Strike one, as we say here in the land of baseball. I had to smile when reading Dr. Senewiratne’s first sentence, “Tim… I have no idea why you think that the well-known barbarians in Saudi Arabia (and several other countries like Singapore) will lead to unity in Sri Lanka.”
Dr. Senewiratne was raised in a Buddhist culture and both Hindus and Buddhists believe in not killing any living thing. Now they don’t all follow that, just as members of all other religions seem to have their violent side and inability to follow religious teachings, but the good doctor males clear how little use he has for the violent Wahhabi culture of U.S. ally Saudi Arabia.
“Death by hanging, beheading, stoning or any other is more a reflection of barbarism – a return to a barbaric past. As a member of Amnesty International from day 1 (1961) when Amnesty was launched in Trafalgar Sq (I was a newly qualified doctor who was working a couple of tube-train stops away), I have been totally against capital punishment. I have seen more than one person executed only to find several years later that someone else was responsible”.
When asked whether he believes the Sri Lankan government has what it takes to dare to challenge the Saudi government, he replied, “No, it has too much oil – to hell with human rights”.
A Tamil advocate who is always helpful to my reporting efforts, Sandy Vadi, points to an article written by Fil Munas in September, titled ‘Shed a tear for Rizana’ “…bringing communities together is not possible with the current regime and its loyal bunch. Some of them including Rajiva Wijesinha, Minister Vasudeva Nanayakkara (at) one time aroused vast expectations among youth and students and spoke widely about Tamil autonomy, equality and self-determination few decades ago”.
- countercurrents.org/munas300912.htm
- countercurrents.org/munas300912.htm
Vadi recently sent photo of posters in Colombo printed only in Sinhala accusing TNA, Chief Justice as Tamil Tiger traitors trying to destabilize the country. “This kind of language in ‘communal lines’ has been there for six decades for political purposes and now it is sold very well to poor Sinhalese population”.
Rajiva Wijesinha
This activist references Rajiva Wijesinha, a member of the Sri Lankan parliament and presidential advisor, who was also the former head of the Sri Lankan peace secretariat and the secretariat to the ministry of human rights.
I wanted to gauge Wijesinha’s thoughts on this development, so I asked him whether this type of event bolsters the unity of all Sri Lankans. He cited my statement to him, “Surprise has been expressed with regard to the execution of Rizana that all sides came out in favor of saving the girl, Sri Lankan Muslims, Tamils, and plenty of Sinhalese,” saying:
“I found such surprise strange, but realize that understanding of the actual situation in Sri Lanka has been distorted by not just the years of conflict but by the presentation of Sri Lanka by expatriates”. He rarely misses an opportunity to downplay the turbulent relations in Sri Lanka, and was no exception in this case.

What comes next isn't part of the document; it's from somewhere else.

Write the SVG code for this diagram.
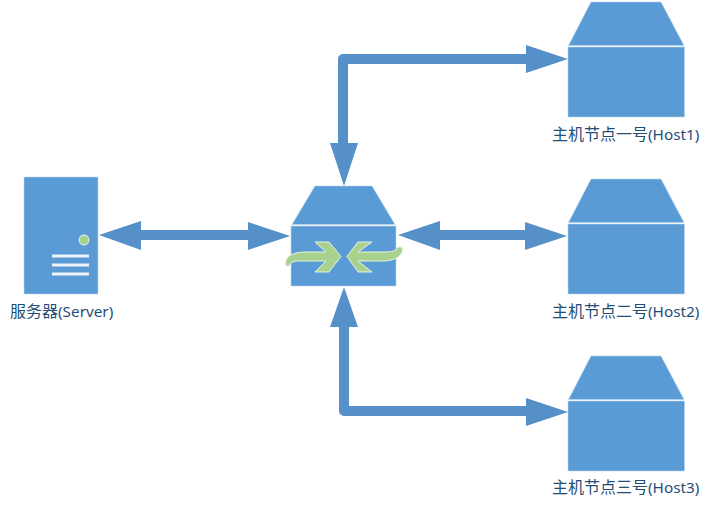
<svg xmlns="http://www.w3.org/2000/svg" width="710" height="508" viewBox="0 0 710 508">
<style>
.b{fill:#5b9bd5;stroke:#b8d3ed;stroke-width:.6}
.c{fill:none;stroke:#5590c8;stroke-width:10;stroke-linejoin:round}
.h{fill:#5590c8}
.g{fill:#a9d18e;stroke:#e8f2e0;stroke-width:1}
.w{stroke:#eef4fb;stroke-width:3}
text{font-family:"Noto Sans","Noto Sans CJK SC",sans-serif;font-size:15.300px;fill:#1f4e79}
.z{font-family:"Noto Sans CJK SC",sans-serif;font-size:16px}
</style>
<defs>
<g id="host">
<polygon class="b" points="591,2 661,2 684,45.500 568.500,45.500"/>
<rect class="b" x="568" y="47" width="116.500" height="70"/>
</g>
</defs>
<g id="connectors">
<path class="c" d="M526,59H343V145"/>
<polygon class="h" points="568,59 526,45 526,73"/>
<polygon class="h" points="344,186 330,143 358,143"/>
<path class="c" d="M526,411H344V325"/>
<polygon class="h" points="568,412 526,398 526,426"/>
<polygon class="h" points="344,287 330,327 358,327"/>
<path class="c" d="M140,235H250"/>
<polygon class="h" points="99,235 141,221 141,250"/>
<polygon class="h" points="290,236 248,222 248,250"/>
<path class="c" d="M438,235H527"/>
<polygon class="h" points="398,235 440,221 440,250"/>
<polygon class="h" points="567,236 525,222 525,250"/>
</g>
<g id="server">
<rect class="b" x="24" y="177" width="74" height="117"/>
<circle cx="84" cy="240" r="5" fill="#a9d18e" stroke="#eef4fb"/>
<path class="w" d="M52,256H89M52,265H89M52,274H89"/>
<text x="10" y="317"><tspan class="z">服务器</tspan>(Server)</text>
</g>
<g id="switch">
<polygon class="b" points="315,186 372,186 395,224.500 292,224.500"/>
<rect class="b" x="291" y="226" width="105" height="60"/>
<path class="g" d="M286,266C284,256 293,252 306,252H326L315,242H329L341,256.500L329,272H315L326,261H306C298,261 291,260 289,266Z"/>
<path class="g" d="M402,247C404,256 395,261 382,261H358L372,272H358L347,256.500L358,242H372L358,252H384C392,252 396,251 398,247Z"/>
</g>
<g id="host1">
<use href="#host"/>
<text x="552" y="140"><tspan class="z">主机节点一号</tspan>(Host1)</text>
</g>
<g id="host2" transform="translate(0,177)">
<use href="#host"/>
<text x="552" y="140"><tspan class="z">主机节点二号</tspan>(Host2)</text>
</g>
<g id="host3" transform="translate(0,354)">
<use href="#host"/>
<text x="552" y="139"><tspan class="z">主机节点三号</tspan>(Host3)</text>
</g>
</svg>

“Within Sri Lanka there are hardly any animosities based on race itself, and most Sri Lankans treat people of other communities simply as human beings”.

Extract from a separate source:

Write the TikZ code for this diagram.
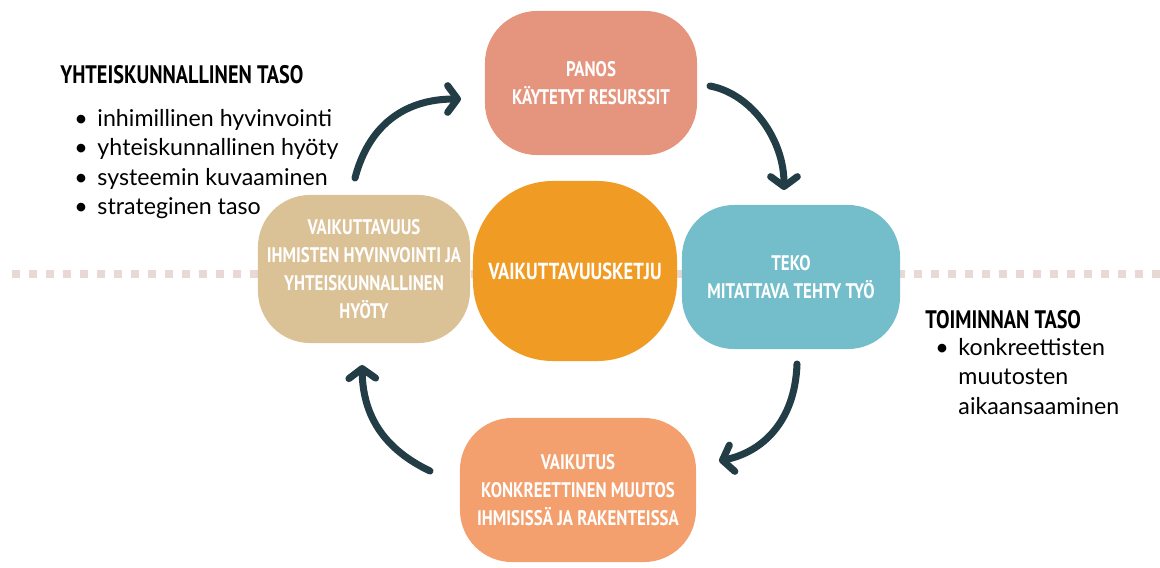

He does not deny that there are resentments based on what he calls “perceptions of discrimination” and instances of violence, and this in turn has led to resentment of what he refers to as “terrorist activity”.
“Tamils have felt oppressed by a majoritarian political dispensation that they felt hijacked the state, and this can translate into the feeling that Sinhalese have supported such a dispensation, but this hardly ever precludes willingness to interact positively with individuals”.
Wijesinha says the situation is different abroad, where memories of discrimination, and of three outbreaks of violence, have fuelled deep bitterness.
“This is exacerbated by reportage that concentrates on negatives – just as on a smaller scale some Sinhalese expatriates are conscious only of terrorist activity. Appetites that feed on themselves will not be able to see the suffering of individuals like Rizana objectively. Within Sri Lanka however we continue to interact, in schools, in offices and in commercial life without registering or bothering about the race to which those we interact with belong”.
Noel Vethanayagam in Chennai, suggests an excellent article for those seeking to further understand the situation, written by Tisaranee Gunasekera in Sri Lanka in The Guardian dated Tuesday, 15th January 2013. The title of the article is ‘Rizana Nafik, Bandaranayake and the Lankan Reality’. Vethanayagam commented on the government’s involvement in the series of attempts to save the girl’s life.
“As to what I think of the issue, the Govt was not sincere, they would not even pay the fees of the lawyer who was to defend this poor girl. As you know remittances of these poor workers bring the second most foreign exchange to Sri Lanka next to tourism. The Govt was not genuine because of the fear that any action would result in the loss of foreign exchange”.
He points to the fact that the agency which recruited her to work as a nanny did so knowing she was under-aged. In fact according to reports, the agency falsified her passport in order to send her to Saudi Arabia. “The Govt did not even bother to bring her body back to SL as this will create tension in the Muslim community in Sri Lanka.” The sadness of Rizana Nafeek’s mother has drawn a great deal of attention in Sri Lanka. Her family hoped for several years that they would see their daughter again, alive.